Kaleidoscope – Colour & Sequence in 1960’s British Art at the Djanogly Gallery, Lakeside Arts Centre, Nottingham
It’s difficult to argue with the curators sub-title viz. colour as the gallery is full of it – so much so that one imagines that a certain amount of ‘restoration’ (read that as code for a ‘paint job’) has gone on here. But its a very jolly romp through the early to late sixties of UK art with the focus on the New Generation sculptors (excepting the talented South African born Isaac Witkin, who – seemingly – is the one key figure written out of this narrative) augmented by a more eclectic selection of painters from the same period. This latter aspect rather jumbles up some of the argument being presented here (though in conversation Sam Cornish rightly makes as much of the idea of symmetry as sequence) with the notion that something deep connects artists as diverse as Riley, Steele (and apparently in the shows first outing in Yorkshire, Peter Sedgley) representing Op with Mary Martin the constructivist and the sculptor Philip King. Superficially there are connections but a quick glance at how careers advanced subsequently suggests that any connections are far more nuanced than that.

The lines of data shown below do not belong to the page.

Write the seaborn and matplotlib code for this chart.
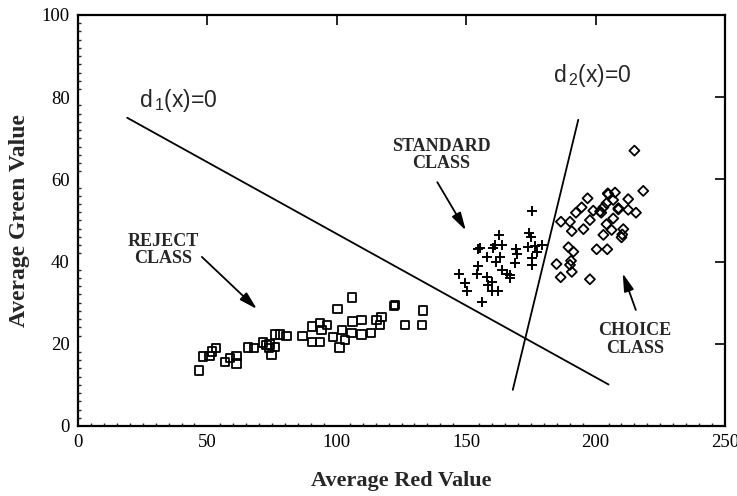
import numpy as np
import pandas as pd
import matplotlib
matplotlib.use("Agg")
import matplotlib.pyplot as plt
import seaborn as sns
from matplotlib.ticker import MultipleLocator

# ---------------- data ----------------
reject_red = [46.7, 48.4, 50.8, 51.7, 53.3, 56.8, 58.7, 61.3, 61.3, 65.6, 68.0, 71.4, 72.9, 73.9,
              74.8, 76.1, 76.1, 78.1, 80.6, 86.8, 90.3, 90.3, 93.5, 93.5, 96.1, 94.1, 98.6, 100.3,
              101.0, 101.9, 103.2, 105.7, 106.0, 106.1, 109.6, 109.6, 113.2, 115.4, 116.7, 117.3,
              122.2, 126.4, 133.4, 132.8, 74.0, 122.5]
reject_green = [13.5, 16.9, 17.0, 18.1, 18.9, 15.6, 16.5, 17.0, 15.2, 19.1, 18.9, 20.3, 19.7, 18.9,
                17.3, 19.3, 22.3, 22.3, 21.9, 21.9, 24.2, 20.5, 20.5, 25.1, 24.6, 23.4, 21.6, 28.5,
                19.1, 23.4, 20.9, 22.7, 31.3, 25.4, 25.8, 22.3, 22.7, 25.8, 24.6, 26.6,
                29.2, 24.6, 28.1, 24.6, 19.8, 29.5]

standard_red = [175.6, 174.4, 174.9, 173.7, 176.6, 179.2, 177.2, 175.3, 175.3, 162.7, 154.7, 160.5,
                164.0, 161.3, 169.2, 169.5, 168.9, 157.9, 163.1, 161.7, 154.7, 163.7, 165.6, 166.9,
                147.3, 154.0, 149.5, 150.2, 157.9, 159.8, 158.5, 159.8, 162.4, 156.0, 155.5, 167.0]
standard_green = [52.4, 46.9, 46.1, 43.6, 43.8, 44.0, 42.4, 40.8, 39.2, 46.5, 43.0, 43.4,
                  44.0, 44.0, 43.0, 41.8, 39.6, 41.2, 41.2, 40.0, 38.9, 38.0, 37.0, 35.9,
                  37.0, 37.0, 34.7, 32.9, 36.3, 35.1, 34.3, 32.9, 32.9, 30.2, 43.2, 36.8]

choice_red = [215.0, 218.4, 207.5, 204.9, 212.6, 206.8, 196.9, 204.2, 194.6, 199.1, 203.0, 208.8,
              215.6, 192.4, 197.8, 202.2, 206.8, 186.6, 190.1, 190.8, 195.3, 204.2, 206.2, 210.7,
              203.0, 210.0, 189.5, 191.4, 200.4, 204.5, 184.9, 190.1, 190.8, 186.5, 197.8, 204.7,
              201.7, 208.8, 212.6, 190.5, 210.3]
choice_green = [67.0, 57.2, 56.8, 56.4, 55.2, 55.0, 55.4, 54.2, 53.2, 52.4, 53.2, 52.7,
                51.9, 51.9, 50.1, 51.9, 50.5, 49.7, 49.7, 47.4, 47.9, 49.1, 47.7, 47.9,
                46.5, 45.9, 43.5, 42.4, 43.0, 43.0, 39.4, 39.2, 37.5, 36.2, 35.7, 56.6,
                52.2, 53.0, 52.6, 40.2, 46.6]

d1_x = [19.0, 205.0]
d1_y = [75.0, 10.1]
d2_x = [168.0, 193.3]
d2_y = [8.8, 74.5]

x_ticks = [0, 50, 100, 150, 200, 250]
y_ticks = [0, 20, 40, 60, 80, 100]

# ---------------- plot ----------------
sns.set_theme(style="white")
plt.rcParams['font.family'] = ['Liberation Serif', 'DejaVu Serif']
plt.rcParams['mathtext.fontset'] = 'custom'
plt.rcParams['mathtext.rm'] = 'Liberation Sans'
plt.rcParams['mathtext.it'] = 'Liberation Sans'

fig = plt.figure(figsize=(7.37, 4.96), dpi=100)
ax = fig.add_axes([78 / 737, 1 - 426 / 496, (725 - 78) / 737, (426 - 15) / 496])

df_r = pd.DataFrame({"red": reject_red, "green": reject_green})
df_s = pd.DataFrame({"red": standard_red, "green": standard_green})
df_c = pd.DataFrame({"red": choice_red, "green": choice_green})

sns.scatterplot(data=df_r, x="red", y="green", marker="s", s=36, facecolor="none",
                edgecolor="black", linewidth=1.3, ax=ax, zorder=3)
sns.scatterplot(data=df_s, x="red", y="green", marker="+", s=55, color="black",
                linewidth=1.4, ax=ax, zorder=3)
sns.scatterplot(data=df_c, x="red", y="green", marker="D", s=26, facecolor="none",
                edgecolor="black", linewidth=1.3, ax=ax, zorder=3)

ax.plot(d1_x, d1_y, color="black", linewidth=1.3)
ax.plot(d2_x, d2_y, color="black", linewidth=1.3)

ax.set_xlim(0, 250)
ax.set_ylim(0, 100)
ax.set_xticks(x_ticks)
ax.set_yticks(y_ticks)
ax.xaxis.set_minor_locator(MultipleLocator(5))
ax.yaxis.set_minor_locator(MultipleLocator(2))
ax.tick_params(which="major", direction="in", length=7, width=1.2, top=True, right=True,
               labelsize=13.5, pad=6, colors="black")
ax.tick_params(which="minor", direction="in", length=2.5, width=1.0, bottom=True, left=True,
               top=False, right=False)
for sp in ax.spines.values():
    sp.set_linewidth(1.6)
    sp.set_color("black")

ax.set_xlabel("Average Red Value", fontsize=16, fontweight="bold", labelpad=14)
ax.set_ylabel("Average Green Value", fontsize=17, fontweight="bold", labelpad=8)

# annotations
ax.text(23.6, 79.2, r"d$_{\,1}$(x)=0", family=["Liberation Sans"], fontsize=16.5,
        va="center", ha="left")
ax.text(183.5, 85.4, r"d$_{\,2}$(x)=0", family=["Liberation Sans"], fontsize=16.5,
        va="center", ha="left")

ax.text(140.3, 66.0, "STANDARD\nCLASS", fontsize=13, fontweight="bold", ha="center",
        va="center", linespacing=1.0)
ax.text(32.8, 42.8, "REJECT\nCLASS", fontsize=13, fontweight="bold", ha="center",
        va="center", linespacing=1.0)
ax.text(215.2, 21.0, "CHOICE\nCLASS", fontsize=13, fontweight="bold", ha="center",
        va="center", linespacing=1.05)

arrow = dict(arrowstyle="-|>,head_length=0.9,head_width=0.25", color="black", lw=1.3)
ax.annotate("", xy=(69.9, 28.0), xytext=(47.1, 41.6), arrowprops=arrow)
ax.annotate("", xy=(150.4, 47.0), xytext=(138.3, 59.9), arrowprops=arrow)
ax.annotate("", xy=(210.1, 37.8), xytext=(215.9, 27.6), arrowprops=arrow)

fig.savefig("out.png", dpi=100)
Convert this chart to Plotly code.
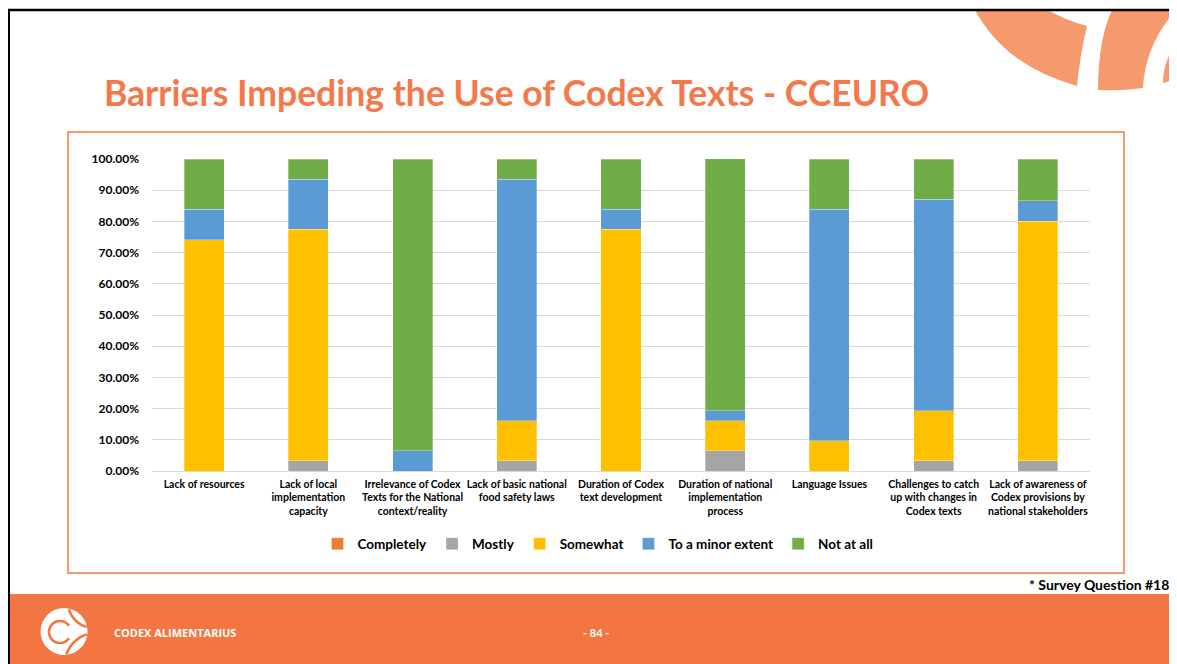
import math
import plotly.graph_objects as go

W, H = 1177, 664
OFF = 8  # page body margin of the browser

categories = [
    "Lack of resources",
    "Lack of local<br>implementation<br>capacity",
    "Irrelevance of Codex<br>Texts for the National<br>context/reality",
    "Lack of basic national<br>food safety laws",
    "Duration of Codex<br>text development",
    "Duration of national<br>implementation<br>process",
    "Language Issues",
    "Challenges to catch<br>up with changes in<br>Codex texts",
    "Lack of awareness of<br>Codex provisions by<br>national stakeholders",
]

completely = [0, 0, 0, 0, 0, 0, 0, 0, 0]
mostly = [0, 3.23, 0, 3.23, 0, 6.45, 0, 3.23, 3.33]
somewhat = [74.19, 74.19, 0, 12.90, 77.42, 9.68, 9.68, 16.13, 76.67]
minor_extent = [9.68, 16.13, 6.45, 77.42, 6.45, 3.23, 74.19, 67.74, 6.67]
not_at_all = [16.13, 6.45, 93.55, 6.45, 16.13, 80.65, 16.13, 12.90, 13.33]

series_names = ["Completely", "Mostly", "Somewhat", "To a minor extent", "Not at all"]
series_values = [completely, mostly, somewhat, minor_extent, not_at_all]
series_colors = ["#ED7D31", "#A5A5A5", "#FFC000", "#5B9BD5", "#70AD47"]

ORANGE = "#F4794A"
FOOT = "#F37542"
DECO = "#F69A6E"
FONT = "Lato"


def X(px):
    return (px - OFF) / W


def Y(py):
    return 1 - (py - OFF) / H


def path(points_cmds, close=True):
    out = []
    for cmd, pts in points_cmds:
        for (px, py) in pts:
            out.append(f"{cmd} {X(px):.5f},{Y(py):.5f}")
    return " ".join(out) + (" Z" if close else "")


def arc_in_circle(cx, cy, r, a0, a1, lc=(64, 631.5), lr=23.5, n=40):
    pts = []
    for i in range(n + 1):
        a = math.radians(a0 + (a1 - a0) * i / n)
        px, py = cx + r * math.cos(a), cy + r * math.sin(a)
        if (px - lc[0]) ** 2 + (py - lc[1]) ** 2 <= lr ** 2:
            pts.append((px, py))
    if len(pts) < 2:
        return None
    return path([("M", [pts[0]]), ("L", pts[1:])], close=False)


def qpath(start, segs, close=True):
    s = f"M {X(start[0]):.5f},{Y(start[1]):.5f}"
    for cmd, pts in segs:
        s += " " + cmd + " " + " ".join(f"{X(a):.5f},{Y(b):.5f}" for a, b in pts)
    return s + (" Z" if close else "")


fig = go.Figure()
for name, vals, col in zip(series_names, series_values, series_colors):
    fig.add_trace(go.Bar(
        x=categories, y=vals, name=name,
        marker=dict(color=col, line=dict(width=0.5, color="rgba(255,255,255,0.6)")),
        hovertemplate="%{y:.2f}%<extra>" + name + "</extra>",
    ))

shapes = []
# top-right decoration
shapes.append(dict(type="path", xref="paper", yref="paper", fillcolor=DECO, line=dict(width=0),
                   path=qpath((975, 10), [("Q", [(1005, 66), (1077, 86)]),
                                          ("Q", [(1080, 55), (1087, 26)]),
                                          ("Q", [(1065, 20), (1048, 10)])])))
shapes.append(dict(type="path", xref="paper", yref="paper", fillcolor=DECO, line=dict(width=0),
                   path=qpath((1098, 90), [("Q", [(1098, 40), (1112, 10)]),
                                           ("L", [(1176, 10)]),
                                           ("Q", [(1145, 45), (1143, 88)]),
                                           ("Q", [(1120, 91), (1098, 90)])])))
shapes.append(dict(type="path", xref="paper", yref="paper", fillcolor=DECO, line=dict(width=0),
                   path=qpath((1163, 83), [("Q", [(1163, 58), (1180, 40)]),
                                           ("L", [(1180, 78)])])))
# black slide border
shapes.append(dict(type="line", xref="paper", yref="paper", x0=X(7), x1=X(1185), y0=Y(10), y1=Y(10),
                   line=dict(color="black", width=2.5)))
shapes.append(dict(type="line", xref="paper", yref="paper", x0=X(9), x1=X(9), y0=Y(9), y1=Y(672),
                   line=dict(color="black", width=2)))
# chart frame
shapes.append(dict(type="rect", xref="paper", yref="paper", x0=X(68), x1=X(1124), y0=Y(132), y1=Y(573),
                   line=dict(color=ORANGE, width=1.5), fillcolor="rgba(0,0,0,0)", layer="below"))
# footer band
shapes.append(dict(type="rect", xref="paper", yref="paper", x0=X(10), x1=X(1185), y0=Y(594), y1=Y(672),
                   line=dict(width=0), fillcolor=FOOT))
# footer logo
shapes.append(dict(type="circle", xref="paper", yref="paper", x0=X(40.5), x1=X(87.5), y0=Y(608), y1=Y(655),
                   line=dict(width=0), fillcolor="white"))
logo_arcs = [
    (60, 632, 11, 35, 325),
    (94, 602, 17, 90, 200),
    (94, 602, 26, 90, 200),
    (96, 664, 22, 180, 280),
    (96, 664, 31, 180, 280),
]
for cx, cy, r, a0, a1 in logo_arcs:
    p = arc_in_circle(cx, cy, r, a0, a1)
    if p:
        shapes.append(dict(type="path", xref="paper", yref="paper", path=p,
                           line=dict(color=FOOT, width=2.6), fillcolor="rgba(0,0,0,0)"))

annotations = [
    dict(text="<b>Barriers Impeding the Use of Codex Texts - CCEURO</b>", x=X(102), y=Y(92),
         xref="paper", yref="paper", xanchor="left", yanchor="middle", showarrow=False,
         font=dict(family=FONT, size=35.5, color=ORANGE)),
    dict(text="<b>* Survey Question #18</b>", x=X(1171), y=Y(584), xref="paper", yref="paper",
         xanchor="right", yanchor="middle", showarrow=False, font=dict(family=FONT, size=14, color="black")),
    dict(text="<b>CODEX ALIMENTARIUS</b>", x=X(112), y=Y(632), xref="paper", yref="paper",
         xanchor="left", yanchor="middle", showarrow=False,
         font=dict(family="Open Sans", size=11, color="white")),
    dict(text="<b>- 84 -</b>", x=X(596), y=Y(632), xref="paper", yref="paper",
         xanchor="center", yanchor="middle", showarrow=False, font=dict(family=FONT, size=11, color="white")),
]

fig.update_layout(
    width=W, height=H,
    autosize=False,
    margin=dict(l=0, r=0, t=0, b=0, pad=0, autoexpand=False),
    paper_bgcolor="white", plot_bgcolor="white",
    barmode="stack", bargap=0.616,
    font=dict(family=FONT, color="black"),
    showlegend=True,
    legend=dict(orientation="h", x=X(598), xanchor="center", y=Y(544), yanchor="middle",
                traceorder="normal", font=dict(family=FONT, size=13.5, color="black", weight="bold"),
                bgcolor="rgba(0,0,0,0)", itemwidth=30, itemclick=False),
    xaxis=dict(domain=[X(152), X(1090)], showline=True, linecolor="#D9D9D9", linewidth=1,
               tickfont=dict(family=FONT, size=10.5, color="black", weight="bold"),
               ticks="", ticklabelstandoff=3, fixedrange=True, automargin=False),
    yaxis=dict(domain=[Y(471), Y(159)], range=[0, 100], dtick=10, tickformat=".2f", ticksuffix="%",
               showgrid=True, gridcolor="#D9D9D9", gridwidth=1, zeroline=False,
               tickfont=dict(family=FONT, size=12, color="black", weight="bold"),
               ticks="", ticklabelstandoff=12, fixedrange=True, automargin=False),
    shapes=shapes,
    annotations=annotations,
)

fig.write_html("out.html")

However it warms my heart to see works that are optimistic and untroubled by post modernist angst – on entering the gallery one is confronted by Richard Smith’s painting Trio and what immediately sprang to mind was the double page bleed photo of the young artist in his hammock fresh back from the United States full of the new spirit of the sixties and casting off the dull grey of 1950’s post war Britain. But as I looked around I couldn’t help seeing the ghosts of the later works by many of the sculptors especially Tucker, King and Anthony Caro as examples of how their concerns turned inward, not only as regards form and materials, but ideas that seem more subtle, elegiac and even – in a late work by Caro for instance – Shadows of 2013 – to thoughts of mortality. Of course the painters, by and large, cleaved closer to their initial interests or, perhaps most tellingly in the case of Riley, went far further in embracing colour wholeheartedly. Overall the show works well and brings a good deal of material into view that gets relatively little airing nowadays. Of course one thinks of omissions – I’d have loved to have seen Roger Cook’s painting brought out of the store – it is surely a close fit with the theme – as is Witkin’s Vermont 111. But then there’s a deal of work that would equally fit the remit, Paul Huxley, Jack Smith and Noel Forster to name check just a few of the painters. All that said…the show is fitted into the three spaces well and all the works need the space they have to breathe. And despite that they are all into their fifties now, by and large, most of them do.